Regulatory domain mismatches typically occur when Meraki APs are deployed to multiple countries, but managed within the same Dashboard network. Because the regulatory domain is defined on a per-network basis, it is strongly recommended that APs are grouped into networks based on country/site. This eliminates the possibility that two APs within the same network are deployed in different regulatory domains.
For reference purposes, a network's current regulatory domain can be found under Wireless > Configure > Radio settings.
If one or more APs are deployed outside of the network's regulatory domain, Dashboard will report that "AP is configured for the <network's domain> regulatory domain, but is detected to possibly be in <AP's reported location>," followed by additional details about the mismatch.
There are two ways to resolve a regulatory domain mismatch:
If Dashboard detects that some APs have been deployed in a new country, an error will appear on the AP details page indicating that the AP's country code has been changed. This AP may be operating in a reduced state.

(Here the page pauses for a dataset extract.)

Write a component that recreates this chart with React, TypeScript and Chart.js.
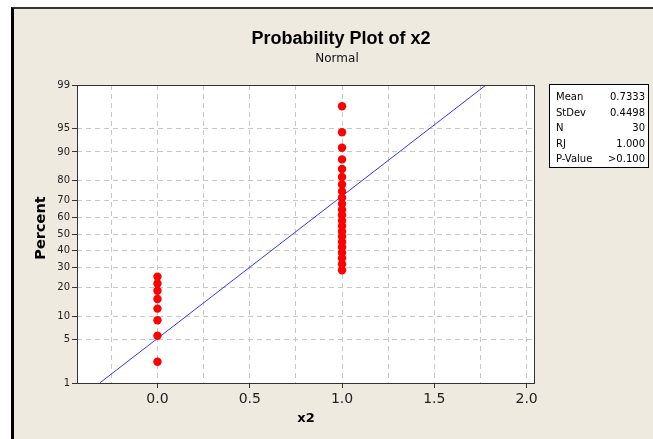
import React, { useEffect, useRef } from "react";
import { Chart, registerables } from "chart.js";

Chart.register(...registerables);

// ---- data ----
const x2Values = [0, 0, 0, 0, 0, 0, 0, 0, 1, 1, 1, 1, 1, 1, 1, 1, 1, 1, 1, 1, 1, 1, 1, 1, 1, 1, 1, 1, 1, 1];
const percentValues = [
  2.3, 5.6, 8.9, 12.2, 15.5, 18.8, 22.0, 25.3, 28.6, 31.9, 35.2, 38.5, 41.8, 45.1, 48.4,
  51.6, 54.9, 58.2, 61.5, 64.8, 68.1, 71.4, 74.7, 78.0, 81.3, 84.5, 87.8, 91.1, 94.4, 97.7,
];
const fitLineX = [-0.313, 1.78];
const fitLinePercent = [1, 99];
const yTickPercents = [1, 5, 10, 20, 30, 40, 50, 60, 70, 80, 90, 95, 99];
const xGridValues = [-0.25, 0, 0.25, 0.5, 0.75, 1, 1.25, 1.5, 1.75, 2];
const xLabelValues = [0, 0.5, 1, 1.5, 2];
const xMin = -0.436;
const xMax = 2.04;
const statLabels = ["Mean", "StDev", "N", "RJ", "P-Value"];
const statValues = ["0.7333", "0.4498", "30", "1.000", ">0.100"];
const titleText = "Probability Plot of x2";
const subtitleText = "Normal";
const xTitleText = "x2";
const yTitleText = "Percent";

// inverse standard normal CDF (Acklam)
function invNorm(p: number): number {
  const a = [-3.969683028665376e1, 2.209460984245205e2, -2.759285104469687e2, 1.38357751867269e2, -3.066479806614716e1, 2.506628277459239];
  const b = [-5.447609879822406e1, 1.615858368580409e2, -1.556989798598866e2, 6.680131188771972e1, -1.328068155288572e1];
  const c = [-7.784894002430293e-3, -3.223964580411365e-1, -2.400758277161838, -2.549732539343734, 4.374664141464968, 2.938163982698783];
  const d = [7.784695709041462e-3, 3.224671290700398e-1, 2.445134137142996, 3.754408661907416];
  const pl = 0.02425;
  let q: number, r: number;
  if (p < pl) {
    q = Math.sqrt(-2 * Math.log(p));
    return (((((c[0] * q + c[1]) * q + c[2]) * q + c[3]) * q + c[4]) * q + c[5]) / ((((d[0] * q + d[1]) * q + d[2]) * q + d[3]) * q + 1);
  } else if (p <= 1 - pl) {
    q = p - 0.5;
    r = q * q;
    return ((((((a[0] * r + a[1]) * r + a[2]) * r + a[3]) * r + a[4]) * r + a[5]) * q) / (((((b[0] * r + b[1]) * r + b[2]) * r + b[3]) * r + b[4]) * r + 1);
  } else {
    q = Math.sqrt(-2 * Math.log(1 - p));
    return -(((((c[0] * q + c[1]) * q + c[2]) * q + c[3]) * q + c[4]) * q + c[5]) / ((((d[0] * q + d[1]) * q + d[2]) * q + d[3]) * q + 1);
  }
}

const decorPlugin = {
  id: "decor",
  beforeDraw(chart: any) {
    const { ctx, chartArea } = chart;
    ctx.save();
    ctx.fillStyle = "#ffffff";
    ctx.fillRect(chartArea.left, chartArea.top, chartArea.right - chartArea.left, chartArea.bottom - chartArea.top);
    ctx.restore();
  },
  afterDraw(chart: any) {
    const { ctx, chartArea } = chart;
    ctx.save();
    // plot border
    ctx.strokeStyle = "#333333";
    ctx.lineWidth = 1;
    ctx.setLineDash([]);
    const l = Math.round(chartArea.left) + 0.5;
    const t = Math.round(chartArea.top) + 0.5;
    const r = Math.round(chartArea.right) + 0.5;
    const b = Math.round(chartArea.bottom) + 0.5;
    ctx.strokeRect(l, t, r - l, b - t);

    // titles
    ctx.fillStyle = "#000000";
    ctx.textAlign = "center";
    ctx.textBaseline = "alphabetic";
    ctx.font = 'bold 18px "Liberation Sans", Arial, sans-serif';
    ctx.fillText(titleText, 341, 44);
    ctx.font = '12px "DejaVu Sans", sans-serif';
    ctx.fillStyle = "#111111";
    ctx.fillText(subtitleText, 337, 62);

    // x title
    ctx.fillStyle = "#000000";
    ctx.font = 'bold 13px "DejaVu Sans", sans-serif';
    ctx.fillText(xTitleText, 306, 422);

    // y title
    ctx.save();
    ctx.translate(45, 228);
    ctx.rotate(-Math.PI / 2);
    ctx.font = 'bold 14.5px "DejaVu Sans", sans-serif';
    ctx.fillText(yTitleText, 0, 0);
    ctx.restore();

    // stats box
    ctx.fillStyle = "#ffffff";
    ctx.fillRect(549.5, 84.5, 99, 83);
    ctx.strokeStyle = "#000000";
    ctx.strokeRect(549.5, 84.5, 99, 83);
    ctx.fillStyle = "#000000";
    ctx.font = '10px "DejaVu Sans", sans-serif';
    statLabels.forEach((lab, i) => {
      const y = 100 + i * 15.5;
      ctx.textAlign = "left";
      ctx.fillText(lab, 556, y);
      ctx.textAlign = "right";
      ctx.fillText(statValues[i], 645, y);
    });
    ctx.restore();
  },
};

export default function App() {
  const canvasRef = useRef<HTMLCanvasElement | null>(null);

  useEffect(() => {
    const canvas = canvasRef.current;
    if (!canvas) return;
    const zMin = invNorm(yTickPercents[0] / 100);
    const zMax = invNorm(yTickPercents[yTickPercents.length - 1] / 100);
    const pointData = x2Values.map((x, i) => ({ x, y: invNorm(percentValues[i] / 100) }));
    const lineData = fitLineX.map((x, i) => ({ x, y: invNorm(fitLinePercent[i] / 100) }));

    const chart = new Chart(canvas, {
      type: "scatter",
      data: {
        datasets: [
          {
            data: pointData,
            backgroundColor: "#ff0000",
            borderColor: "#ff0000",
            borderWidth: 0,
            pointRadius: 4.2,
            pointHoverRadius: 4.2,
          },
          {
            data: lineData,
            showLine: true,
            borderColor: "#3535ff",
            borderWidth: 1,
            pointRadius: 0,
            pointHoverRadius: 0,
            fill: false,
          } as any,
        ],
      },
      options: {
        responsive: false,
        animation: false,
        devicePixelRatio: 1,
        layout: { padding: { left: 0, right: 119, top: 85, bottom: 0 } },
        plugins: {
          legend: { display: false },
          tooltip: { enabled: false },
          title: { display: false },
        },
        scales: {
          x: {
            type: "linear",
            min: xMin,
            max: xMax,
            afterBuildTicks: (s: any) => {
              s.ticks = xGridValues.map((v) => ({ value: v }));
            },
            afterFit: (s: any) => {
              s.height = 56;
            },
            ticks: {
              autoSkip: false,
              maxRotation: 0,
              padding: 3,
              color: "#222222",
              font: { family: "DejaVu Sans", size: 14 },
              callback: (v: any) => (xLabelValues.includes(Number(v)) ? Number(v).toFixed(1) : ""),
            },
            grid: {
              color: "#c8c8c8",
              lineWidth: 1,
              tickLength: 5,
              tickColor: (ctx: any) =>
                ctx.tick && xLabelValues.includes(ctx.tick.value) ? "#333333" : "rgba(0,0,0,0)",
            },
            border: { display: false, dash: [5, 4] },
          },
          y: {
            type: "linear",
            min: zMin,
            max: zMax,
            afterBuildTicks: (s: any) => {
              s.ticks = yTickPercents.map((p) => ({ value: invNorm(p / 100) }));
            },
            afterFit: (s: any) => {
              s.width = 77;
            },
            ticks: {
              autoSkip: false,
              padding: 2,
              color: "#222222",
              font: { family: "DejaVu Sans", size: 10 },
              callback: (_v: any, i: number) => String(yTickPercents[i]),
            },
            grid: {
              color: "#c8c8c8",
              lineWidth: 1,
              tickLength: 5,
              tickColor: "#333333",
            },
            border: { display: false, dash: [5, 4] },
          },
        },
      },
      plugins: [decorPlugin],
    });
    return () => chart.destroy();
  }, []);

  return (
    <div
      style={{
        position: "fixed",
        left: 0,
        top: 0,
        width: 653,
        height: 439,
        background: "#ffffff",
        overflow: "hidden",
      }}
    >
      <div
        style={{
          position: "absolute",
          left: 11,
          top: 7,
          width: 700,
          height: 500,
          background: "#EEEAE0",
          borderLeft: "3px solid #000000",
          borderTop: "2px solid #333333",
        }}
      />
      <canvas
        ref={canvasRef}
        width={653}
        height={439}
        style={{ position: "absolute", left: 0, top: 0, width: 653, height: 439 }}
      />
    </div>
  );
}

If Dashboard detects that all of the APs are deployed in a country different from the network's regulatory domain, the option will be given to correct the network's regulatory domain.
In the example below, the network's regulatory domain country is Japan, but all APs in the network were deployed in the US. This results in the following error under Wireless > Configure > Radio settings:
If the listed country change is correct and intended, input the necessary information and click Accept to fix the network's regulatory domain. In the example above, the country is changed from Japan to US, so all future access points added to this network should be deployed in the US as well.
If some APs are deployed in a different country than the rest of the network, it is recommended that these APs be moved to another Dashboard network to receive their own regulatory domain. Please refer to the following articles for detailed instructions:
If the new network also reports a regulatory domain mismatch, refer to the instructions above to fix the new network's regulatory domain.